Aliens? Be not afraid

In early February, NASA announced new results suggesting that a sizable number of planets are orbiting other stars in our Milky Way galaxy. Scientists are using the Kepler Space Telescope to measure tiny variations in the light of distant stars, which could represent planets passing between a star and the telescope. Observers identified 1235 “planet candidates” within Kepler’s field of view. Like someone looking through a soda straw, Kepler stares at 1/400th of the total galaxy, which gives it a view of some 156,000 stars. Extrapolating from this 1/400th to the whole galaxy, the number of potential “planet candidates” becomes large, compared to previously available data. Around fifty-four of those candidates seen so far in Kepler’s sliver of the sky are thought to be in the habitable zone between too cold for life, and too hot. While the number of galaxies in the universe is not known with precision, the current estimates range from 100 billion to over 200 billion. So, the number of habitable planets in the universe could be vast.

Or it could be much smaller. Substantial work remains to be done using other instruments to confirm which planet candidates are in fact planets, habitable or not. “Habitable” here is an elastic word that does not mean inhabited, and the unknowns far exceed the knowns: whether such life exists, whether (if it does) it is intelligent or self-aware, whether it would be interested in communicating, whether it likes baseball, bacon and eggs, beer and wine, and cheese, or has features that would make it worth meeting, etc. But the recent evidence is still intriguing and, very possibly, a step forward in our understanding of the universe.

This is not the first time in recent years that evidence has emerged to support the plausibility, though not the fact or likelihood, of life on other planets. And each time, news reports assert that such findings call into question Christian, especially Catholic, teaching. Little explanation of why this should be so is provided, though montages of the pope and ET adorn the newspapers and television screens, and dark allusions to the persecution of Galileo and Giordano Bruno abound. Certainly those were episodes of error by the institutional Church, yet the faith persisted alongside scientific exploration. But many Christians do seem to wonder if their belief could survive definitive proof that life exists elsewhere in the universe.


       Brother Guy Consolmagno, S.J., Vatican astronomer

The Catholic faith, of course, would not just survive but thrive in the event of such a discovery. To begin with, God is truth. If the truth is that other forms of life exist in the universe, then that truth can certainly be encompassed by Catholic faith. The Catechism quotes Gaudium et Spes:

methodical research in all branches of knowledge, provided it is carried out in a truly scientific manner and does not override moral laws, can never conflict with the faith, because the things of the world and the things of faith derive from the same God. The humble and persevering investigator of the secrets of nature is being led, as it were, by the hand of God in spite of himself, for it is God, the conserver of all things, who made them what they are.
Moreover, the modern study of science emerged from universities established by Catholic scholars in the high middle ages, where students took astronomy before theology in their curriculum. As Benjamin Wiker has shown, speculation about the possibility (or impossibility) of other life has been plentiful in secular circles since ancient times, including Aristotle with his influence on later Christian thinking, and within the Church since those early universities.

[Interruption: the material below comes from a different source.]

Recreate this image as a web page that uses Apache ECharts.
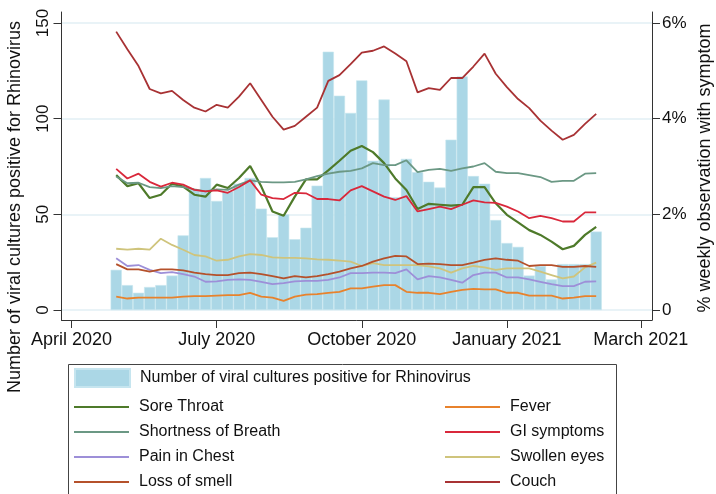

Recent Christian writers such as C.S. Lewis and Walker Percy have explored the possibilities of life on other worlds in their fiction while keeping their faith. The Vatican held a conference on the prospect in 2009: no one walked away rending garments over the intractable theological problems raised. The engaging Vatican astronomer, Brother Guy Consolmagno, S.J., has given many patient interviews to breathless reporters seeking their Pulitzer in connecting astronomical findings to the demise of Catholicism. He and others who have seriously studied both astronomy and theology see no great danger. Surveying Lewis’ science fiction, Father James Schall concludes in The Order of Things that, whether such life exists or not, the absence of contact with other worlds by the billions of souls who have passed their lives on Earth tells us that our purpose here does not depend on finding life there, even as our capacity to know all things leads us to explore the possibility. 

Perhaps other habitable planets are there for us only to observe and wonder about (all we are likely to do for the foreseeable future), perhaps to visit and inhabit using physics and engineering not yet foreseen, perhaps to meet their inhabitants. About 1500 years of scientific exploration ago, St. Augustine taught that if we encounter verifiable facts of nature that contradict our interpretations of Scripture, we need to reexamine our scriptural conclusions; doing so strengthens rather than debilitates our faith. And, of course, there is Scripture itself. In the Gospel of John, Jesus says, “And I have other sheep, that are not of this fold.” Perhaps he was speaking of the various tribes of Israel, or of Gentiles spread to the ends of the Earth. Or, as Christian science-fiction fans have pondered, perhaps His other sheep are light-years away.

Joseph Wood is an itinerant philosopher and easily accessible hermit affiliated with Cana Academy, Walsh University, The Catholic University of America, and the University of Notre Dame Australia, none of which bears any responsibility for his errors or missteps.